● What you will do:
Retype all material exactly. Pictures stay out of the copy.

● Dataset extract:
◆ ◆ ◆

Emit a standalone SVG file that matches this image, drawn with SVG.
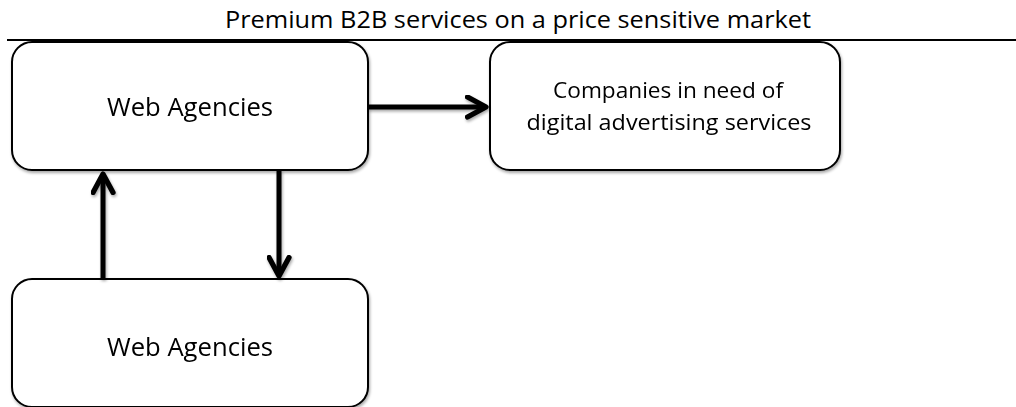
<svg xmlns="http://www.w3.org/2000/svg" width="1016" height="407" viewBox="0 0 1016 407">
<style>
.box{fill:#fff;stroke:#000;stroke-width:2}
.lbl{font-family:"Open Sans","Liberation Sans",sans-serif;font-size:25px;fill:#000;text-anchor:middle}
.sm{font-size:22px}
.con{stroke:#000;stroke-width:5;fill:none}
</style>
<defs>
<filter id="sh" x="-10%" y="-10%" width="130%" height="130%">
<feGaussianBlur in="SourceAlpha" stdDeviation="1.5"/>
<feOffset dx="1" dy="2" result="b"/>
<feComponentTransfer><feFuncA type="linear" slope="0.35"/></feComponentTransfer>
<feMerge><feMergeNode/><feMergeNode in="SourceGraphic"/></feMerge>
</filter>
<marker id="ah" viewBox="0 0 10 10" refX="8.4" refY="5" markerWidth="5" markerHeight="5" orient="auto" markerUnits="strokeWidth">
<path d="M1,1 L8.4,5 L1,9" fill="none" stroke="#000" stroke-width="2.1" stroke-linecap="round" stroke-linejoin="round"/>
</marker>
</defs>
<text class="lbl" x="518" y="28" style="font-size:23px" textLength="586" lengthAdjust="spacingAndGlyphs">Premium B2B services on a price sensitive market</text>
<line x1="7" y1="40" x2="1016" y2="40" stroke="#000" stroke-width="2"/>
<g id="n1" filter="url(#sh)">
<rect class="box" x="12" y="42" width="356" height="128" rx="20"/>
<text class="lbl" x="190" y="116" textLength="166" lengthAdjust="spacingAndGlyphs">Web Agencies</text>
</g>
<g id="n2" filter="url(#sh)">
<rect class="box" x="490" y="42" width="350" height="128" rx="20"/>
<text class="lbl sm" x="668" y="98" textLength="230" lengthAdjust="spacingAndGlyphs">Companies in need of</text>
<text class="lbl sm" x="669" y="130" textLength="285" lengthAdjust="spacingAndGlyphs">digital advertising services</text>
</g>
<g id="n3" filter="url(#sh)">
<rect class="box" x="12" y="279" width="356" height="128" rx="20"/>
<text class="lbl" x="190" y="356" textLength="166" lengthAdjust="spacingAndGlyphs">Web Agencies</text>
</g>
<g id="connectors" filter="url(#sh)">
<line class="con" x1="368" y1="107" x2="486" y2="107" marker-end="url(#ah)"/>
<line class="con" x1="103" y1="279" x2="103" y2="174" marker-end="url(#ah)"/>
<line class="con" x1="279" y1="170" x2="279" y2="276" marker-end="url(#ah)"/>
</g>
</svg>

◆ ◆ ◆

● Output of the task:
Emit a standalone SVG file that matches this image, drawn with SVG.
<svg xmlns="http://www.w3.org/2000/svg" width="1016" height="407" viewBox="0 0 1016 407">
<style>
.box{fill:#fff;stroke:#000;stroke-width:2}
.lbl{font-family:"Open Sans","Liberation Sans",sans-serif;font-size:25px;fill:#000;text-anchor:middle}
.sm{font-size:22px}
.con{stroke:#000;stroke-width:5;fill:none}
</style>
<defs>
<filter id="sh" x="-10%" y="-10%" width="130%" height="130%">
<feGaussianBlur in="SourceAlpha" stdDeviation="1.5"/>
<feOffset dx="1" dy="2" result="b"/>
<feComponentTransfer><feFuncA type="linear" slope="0.35"/></feComponentTransfer>
<feMerge><feMergeNode/><feMergeNode in="SourceGraphic"/></feMerge>
</filter>
<marker id="ah" viewBox="0 0 10 10" refX="8.4" refY="5" markerWidth="5" markerHeight="5" orient="auto" markerUnits="strokeWidth">
<path d="M1,1 L8.4,5 L1,9" fill="none" stroke="#000" stroke-width="2.1" stroke-linecap="round" stroke-linejoin="round"/>
</marker>
</defs>
<text class="lbl" x="518" y="28" style="font-size:23px" textLength="586" lengthAdjust="spacingAndGlyphs">Premium B2B services on a price sensitive market</text>
<line x1="7" y1="40" x2="1016" y2="40" stroke="#000" stroke-width="2"/>
<g id="n1" filter="url(#sh)">
<rect class="box" x="12" y="42" width="356" height="128" rx="20"/>
<text class="lbl" x="190" y="116" textLength="166" lengthAdjust="spacingAndGlyphs">Web Agencies</text>
</g>
<g id="n2" filter="url(#sh)">
<rect class="box" x="490" y="42" width="350" height="128" rx="20"/>
<text class="lbl sm" x="668" y="98" textLength="230" lengthAdjust="spacingAndGlyphs">Companies in need of</text>
<text class="lbl sm" x="669" y="130" textLength="285" lengthAdjust="spacingAndGlyphs">digital advertising services</text>
</g>
<g id="n3" filter="url(#sh)">
<rect class="box" x="12" y="279" width="356" height="128" rx="20"/>
<text class="lbl" x="190" y="356" textLength="166" lengthAdjust="spacingAndGlyphs">Web Agencies</text>
</g>
<g id="connectors" filter="url(#sh)">
<line class="con" x1="368" y1="107" x2="486" y2="107" marker-end="url(#ah)"/>
<line class="con" x1="103" y1="279" x2="103" y2="174" marker-end="url(#ah)"/>
<line class="con" x1="279" y1="170" x2="279" y2="276" marker-end="url(#ah)"/>
</g>
</svg>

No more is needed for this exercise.